I suppose, at this stage, a few further words on ‘sous-vide’ might be in order. Let me, again, quote the restaurant bumf because otherwise I might have to paraphrase it and, to be honest, I’ve got better, hipper and edgier things to do. So here goes: ‘Sous-vide is a method of cooking that is used to maintain the integrity of the ingredients by heating them for an extended period of time at relatively low temperatures. Georges Pralus developed the method in the mid-1970s for the Troisgros Restaurant in Roanne, France. He discovered that food that was cooked sous-vide kept its original appearance, did not lose its nutrients and maintained its natural texture. The method, which is still unknown in the domestic kitchens in the UK, is used by only a small number of top-end restaurants around the world.’
Now, on to the menu. There’s an à la carte, at £24 for two courses and £28 for three, should you fancy the cod with ‘ginger ale spray’ or the halibut with ‘seafood bread pudding’ and then there is the five-course tasting menu at £36, although ‘course’ is taking the piss a bit, as you’ll see. We all opt for the tasting menu, starting with the ‘scallops, apple air, cauliflower and pine nuts’ which arrives as a doll-house size portion (tiny — one teaspoonful!) on a very big white plate. We all laugh a little, which is awfully naughty, but it just looks so silly.

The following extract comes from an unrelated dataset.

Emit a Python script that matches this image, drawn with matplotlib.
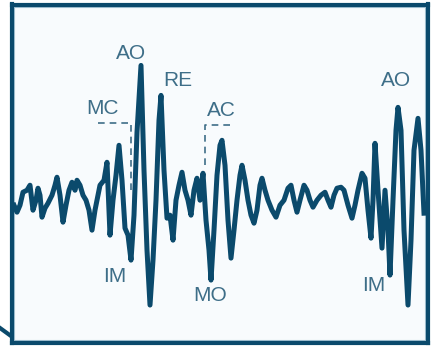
import numpy as np
import matplotlib.pyplot as plt
from matplotlib.lines import Line2D
from matplotlib.patches import Rectangle

# trace samples: time (px units from the left of the strip) and amplitude
t = [2, 5, 8, 11, 15, 18, 21, 24, 26, 28, 30, 33, 36, 40, 43, 45, 48, 51,
     54, 57, 60, 63, 65, 68, 71, 74, 77, 80, 83, 86, 88, 92, 95, 98, 101,
     104, 107, 110, 113, 116, 119, 122, 125, 129, 132, 135, 138, 141, 144,
     147, 149, 152, 155, 158, 161, 164, 167, 170, 173, 176, 179, 182, 185,
     188, 191, 194, 197, 199, 202, 205, 208, 210, 213, 216, 219, 222, 225,
     228, 230, 233, 236, 239, 242, 245, 248, 250, 253, 256, 260, 264, 268,
     272, 276, 279, 282, 285, 288, 292, 295, 298, 301, 305, 309, 313, 316,
     319, 322, 325, 329, 332, 336, 340, 343, 346, 350, 353, 356, 359, 361,
     363, 366, 370, 373, 376, 378, 381, 384, 386, 389, 392, 396, 399, 402,
     406, 409, 412]
signal = [-5, -12, -5, 8, 10, 15, -10, 0, 12, 5, -17, -8, -3, 5, 15, 23, 5,
          -22, -5, 10, 18, 10, 20, 15, 5, 0, -10, -30, -10, 5, 15, 20, 38,
          -35, 0, 25, 55, 20, -28, -35, -60, -15, 68, 135, 30, -50, -105,
          -60, 0, 80, 105, 30, -18, -15, -40, 0, 15, 28, 10, 0, -15, 10, 22,
          0, 27, -20, -50, -80, -30, 25, 55, 60, 35, -20, -58, -30, 0, 25,
          35, 20, 0, -15, -23, -10, 15, 22, 10, 0, -10, -17, -5, 0, 12, 15,
          0, -12, 0, 15, 10, 0, -7, 0, 5, 8, 0, -7, 5, 12, 13, 10, -5, -18,
          -5, 10, 27, 22, -10, -38, 0, 57, 10, -48, 10, -30, -75, 0, 70, 93,
          70, -30, -105, -40, 50, 82, 50, -13]

labels = ["AO", "RE", "MC", "AC", "IM", "MO", "IM", "AO"]
label_t = [119, 166, 91, 209, 103, 198, 362, 384]
label_s = [147, 120, 92, 90, -76, -95, -85, 120]

# dashed brackets (t, s) for the MC and AC markers
mc_bracket_t = [86, 119, 119]
mc_bracket_s = [77, 77, 10]
ac_bracket_t = [193, 193, 222]
ac_bracket_s = [35, 75, 75]

dark = '#0b4a6c'
label_col = '#3e6e88'

fig = plt.figure(figsize=(4.36, 3.47), dpi=100)
fig.patch.set_facecolor('white')
ax = fig.add_axes([12 / 436, 4.5 / 347, 415.5 / 436, 338 / 347])
ax.set_facecolor('#f8fbfd')

ax.plot(t, signal, color=dark, lw=3.6, solid_joinstyle='round')
ax.plot(mc_bracket_t, mc_bracket_s, color=label_col, lw=1.2, ls=(0, (4, 3)))
ax.plot(ac_bracket_t, ac_bracket_s, color=label_col, lw=1.2, ls=(0, (4, 3)))

for txt, x, y in zip(labels, label_t, label_s):
    ax.text(x, y, txt, color=label_col, fontsize=15, ha='center',
            va='center', family='Liberation Sans')

ax.set_xlim(0, 415.5)
ax.set_ylim(-142.5, 196)
ax.set_xticks([])
ax.set_yticks([])
for sp in ax.spines.values():
    sp.set_color(dark)
    sp.set_linewidth(3)

# thin light edge just inside the frame
ax.add_patch(Rectangle((0.006, 0.007), 0.988, 0.986, transform=ax.transAxes,
                       fill=False, ec='#a9c6d5', lw=0.8))

# stub of a connector leaving the frame at the lower left
fig.add_artist(Line2D([0, 11 / 436], [1 - 328 / 347, 1 - 336 / 347],
                      color=dark, lw=3, transform=fig.transFigure))

fig.savefig('out.png', dpi=100)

The cauliflower is a puréed smear. The ‘apple air’, which crowns it all, is white and foamy and dribbly and looks like spit. For anyone who did ask, ‘Goodness, what new toss is this?’ I think I can now safely say, ‘Major toss, that’s what it is.’ It pains me to say this, being hip and edgy and all that, but it’s probably true all the same.
This is ‘spit and smear’ cuisine. Everything appears to have been smeared and then spat on. There’s the lamb loin with a ‘black pepper caramel’ which is visually arresting, no question, but that’s only because it looks as if the chef has wiped his bottom on the plate. There’s salmon (with black olives, rhubarb and onions) that singularly fails to taste of anything, possibly because the fish has been cooked for 50 hours or thereabouts. And here’s a thing. Because all the cooking is done at low temperatures, nothing is hot. Nothing is even vaguely hot. ‘Call me old-fashioned,’ says my partner, ‘but I do like my food to be hot.’ As it happens, he is easy to call old-fashioned because he is old-fashioned. He isn’t nearly as hip and edgy as me.
Bacchus bills itself as the first ever restaurant to offer this kind of cooking at reasonable prices, although, in truth, I think it’s actually hideously overpriced, as well as pretentious, amateurish and absurd. I’m pretty sure it failed, and not me, although I will admit this: when Athena closed not only did I stop buying art altogether, but a little something in me died. Toodle-pip!
Bacchus, 177 Hoxton Street, N1. Tel: 020 7613 0477.